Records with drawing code
————————

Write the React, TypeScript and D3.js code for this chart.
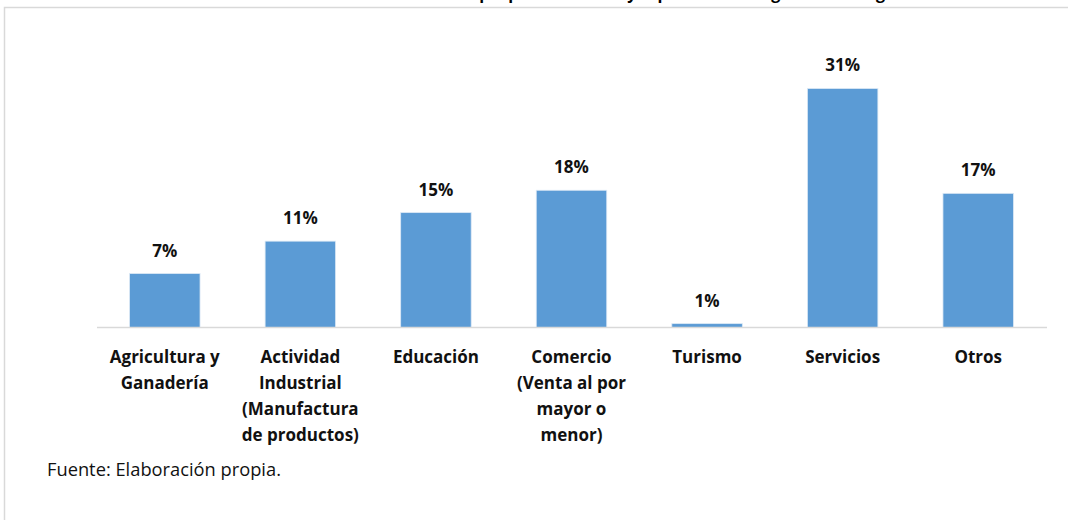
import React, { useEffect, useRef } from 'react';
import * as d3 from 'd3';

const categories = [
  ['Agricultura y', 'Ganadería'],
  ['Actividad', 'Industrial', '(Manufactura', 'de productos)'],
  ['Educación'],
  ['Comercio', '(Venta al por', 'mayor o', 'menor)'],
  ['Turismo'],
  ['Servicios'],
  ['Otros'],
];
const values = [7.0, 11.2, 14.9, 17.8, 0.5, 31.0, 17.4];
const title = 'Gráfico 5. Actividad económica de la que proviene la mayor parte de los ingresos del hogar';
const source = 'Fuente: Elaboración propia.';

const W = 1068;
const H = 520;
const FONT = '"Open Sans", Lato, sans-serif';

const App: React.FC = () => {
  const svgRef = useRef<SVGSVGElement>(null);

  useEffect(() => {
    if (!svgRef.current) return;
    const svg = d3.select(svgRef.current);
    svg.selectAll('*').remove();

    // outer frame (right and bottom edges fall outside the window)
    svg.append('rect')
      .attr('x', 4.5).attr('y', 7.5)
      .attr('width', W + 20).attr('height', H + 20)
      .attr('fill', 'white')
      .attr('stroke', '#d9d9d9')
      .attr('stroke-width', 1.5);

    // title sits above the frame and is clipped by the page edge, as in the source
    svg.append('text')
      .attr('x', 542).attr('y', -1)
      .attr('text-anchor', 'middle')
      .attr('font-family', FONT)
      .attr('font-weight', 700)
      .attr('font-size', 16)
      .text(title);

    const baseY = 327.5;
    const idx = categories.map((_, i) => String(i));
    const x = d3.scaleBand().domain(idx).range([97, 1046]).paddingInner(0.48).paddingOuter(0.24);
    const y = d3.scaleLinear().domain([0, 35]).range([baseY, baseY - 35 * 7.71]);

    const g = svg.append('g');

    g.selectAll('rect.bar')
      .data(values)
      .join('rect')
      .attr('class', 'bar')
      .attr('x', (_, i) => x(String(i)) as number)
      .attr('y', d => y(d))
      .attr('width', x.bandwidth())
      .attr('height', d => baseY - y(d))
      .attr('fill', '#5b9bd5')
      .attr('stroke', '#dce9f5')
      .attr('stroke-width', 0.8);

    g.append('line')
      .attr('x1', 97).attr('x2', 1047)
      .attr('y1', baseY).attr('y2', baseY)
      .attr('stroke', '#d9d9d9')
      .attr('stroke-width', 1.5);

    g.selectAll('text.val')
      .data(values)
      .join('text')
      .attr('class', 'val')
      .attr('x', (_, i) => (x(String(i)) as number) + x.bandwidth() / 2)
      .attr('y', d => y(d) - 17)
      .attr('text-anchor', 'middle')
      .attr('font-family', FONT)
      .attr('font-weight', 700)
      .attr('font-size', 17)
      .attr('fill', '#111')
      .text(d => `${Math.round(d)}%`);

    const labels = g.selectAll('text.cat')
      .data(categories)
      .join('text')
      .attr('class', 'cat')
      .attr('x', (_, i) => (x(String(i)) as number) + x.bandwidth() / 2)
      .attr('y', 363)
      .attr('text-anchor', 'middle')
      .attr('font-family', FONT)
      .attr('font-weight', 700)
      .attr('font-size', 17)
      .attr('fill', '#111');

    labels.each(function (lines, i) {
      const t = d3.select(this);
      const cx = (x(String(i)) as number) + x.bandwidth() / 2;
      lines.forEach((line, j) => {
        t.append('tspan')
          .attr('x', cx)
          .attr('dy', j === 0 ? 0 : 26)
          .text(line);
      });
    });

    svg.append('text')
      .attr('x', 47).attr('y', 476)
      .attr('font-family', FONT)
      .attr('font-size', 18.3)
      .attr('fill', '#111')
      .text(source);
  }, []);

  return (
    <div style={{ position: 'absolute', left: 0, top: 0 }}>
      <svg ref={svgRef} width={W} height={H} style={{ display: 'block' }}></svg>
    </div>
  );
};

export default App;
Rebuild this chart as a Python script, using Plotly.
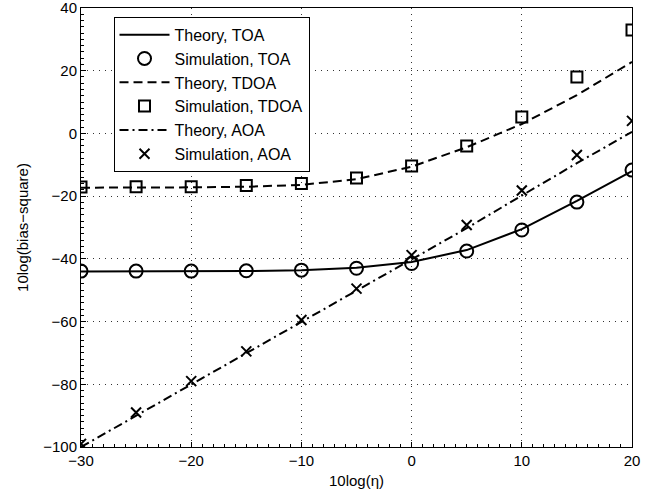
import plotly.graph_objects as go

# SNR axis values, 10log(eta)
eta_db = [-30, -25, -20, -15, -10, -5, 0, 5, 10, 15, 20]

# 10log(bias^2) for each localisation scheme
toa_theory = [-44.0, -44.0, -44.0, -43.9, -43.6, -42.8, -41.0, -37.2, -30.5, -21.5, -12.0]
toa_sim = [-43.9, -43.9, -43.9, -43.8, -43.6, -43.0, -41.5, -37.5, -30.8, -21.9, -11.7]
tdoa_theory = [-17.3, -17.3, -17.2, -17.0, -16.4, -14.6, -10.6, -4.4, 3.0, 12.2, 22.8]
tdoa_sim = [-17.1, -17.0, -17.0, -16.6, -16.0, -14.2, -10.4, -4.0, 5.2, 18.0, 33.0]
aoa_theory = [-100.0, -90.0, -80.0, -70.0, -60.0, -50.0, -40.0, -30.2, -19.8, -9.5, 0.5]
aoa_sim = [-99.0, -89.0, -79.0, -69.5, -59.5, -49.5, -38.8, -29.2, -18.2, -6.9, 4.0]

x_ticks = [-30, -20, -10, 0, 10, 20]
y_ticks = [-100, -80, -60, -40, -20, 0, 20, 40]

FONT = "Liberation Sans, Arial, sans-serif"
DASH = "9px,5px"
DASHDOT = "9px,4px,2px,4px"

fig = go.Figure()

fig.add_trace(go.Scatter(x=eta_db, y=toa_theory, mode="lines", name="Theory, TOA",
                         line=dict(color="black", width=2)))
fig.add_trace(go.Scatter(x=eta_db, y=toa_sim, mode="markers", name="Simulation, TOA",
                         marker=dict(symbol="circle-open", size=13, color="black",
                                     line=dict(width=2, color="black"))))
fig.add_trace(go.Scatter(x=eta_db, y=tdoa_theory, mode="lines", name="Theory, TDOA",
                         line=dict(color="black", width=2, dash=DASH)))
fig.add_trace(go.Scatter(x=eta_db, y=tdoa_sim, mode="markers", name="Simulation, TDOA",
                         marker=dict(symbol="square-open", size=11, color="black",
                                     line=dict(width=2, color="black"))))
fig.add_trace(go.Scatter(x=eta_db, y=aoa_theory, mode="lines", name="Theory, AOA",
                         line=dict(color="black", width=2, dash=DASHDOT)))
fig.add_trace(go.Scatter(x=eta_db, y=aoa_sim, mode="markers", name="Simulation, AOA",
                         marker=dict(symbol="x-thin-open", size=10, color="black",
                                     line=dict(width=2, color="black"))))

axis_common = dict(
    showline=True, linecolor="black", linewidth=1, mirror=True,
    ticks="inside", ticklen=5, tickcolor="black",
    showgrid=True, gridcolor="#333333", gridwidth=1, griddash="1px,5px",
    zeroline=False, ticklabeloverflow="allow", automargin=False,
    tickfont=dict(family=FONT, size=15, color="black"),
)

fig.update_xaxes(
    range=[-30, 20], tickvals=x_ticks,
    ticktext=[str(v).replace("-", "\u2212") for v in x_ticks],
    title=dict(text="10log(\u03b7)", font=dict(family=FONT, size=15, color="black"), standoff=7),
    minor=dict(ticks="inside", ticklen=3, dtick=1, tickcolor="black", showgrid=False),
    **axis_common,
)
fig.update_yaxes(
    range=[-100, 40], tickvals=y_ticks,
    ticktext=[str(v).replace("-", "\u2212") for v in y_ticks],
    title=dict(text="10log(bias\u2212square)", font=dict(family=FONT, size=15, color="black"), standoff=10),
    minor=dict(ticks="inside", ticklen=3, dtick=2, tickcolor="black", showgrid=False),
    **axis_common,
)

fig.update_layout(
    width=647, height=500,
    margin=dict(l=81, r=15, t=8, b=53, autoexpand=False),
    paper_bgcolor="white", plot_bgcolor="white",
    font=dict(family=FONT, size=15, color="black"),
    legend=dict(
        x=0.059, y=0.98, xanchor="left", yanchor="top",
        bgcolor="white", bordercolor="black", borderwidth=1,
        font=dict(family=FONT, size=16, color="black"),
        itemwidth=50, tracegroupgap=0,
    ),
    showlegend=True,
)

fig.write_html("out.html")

————————

**WHAT IS REQUIRED:**
Write out exactly the opening lines of the data, stopping after the line that holds "const source = 'Fuente: Elaboración propia.';". Exclude pictures.

**RIGHT ANSWER:**
Write the React, TypeScript and D3.js code for this chart.
import React, { useEffect, useRef } from 'react';
import * as d3 from 'd3';

const categories = [
  ['Agricultura y', 'Ganadería'],
  ['Actividad', 'Industrial', '(Manufactura', 'de productos)'],
  ['Educación'],
  ['Comercio', '(Venta al por', 'mayor o', 'menor)'],
  ['Turismo'],
  ['Servicios'],
  ['Otros'],
];
const values = [7.0, 11.2, 14.9, 17.8, 0.5, 31.0, 17.4];
const title = 'Gráfico 5. Actividad económica de la que proviene la mayor parte de los ingresos del hogar';
const source = 'Fuente: Elaboración propia.';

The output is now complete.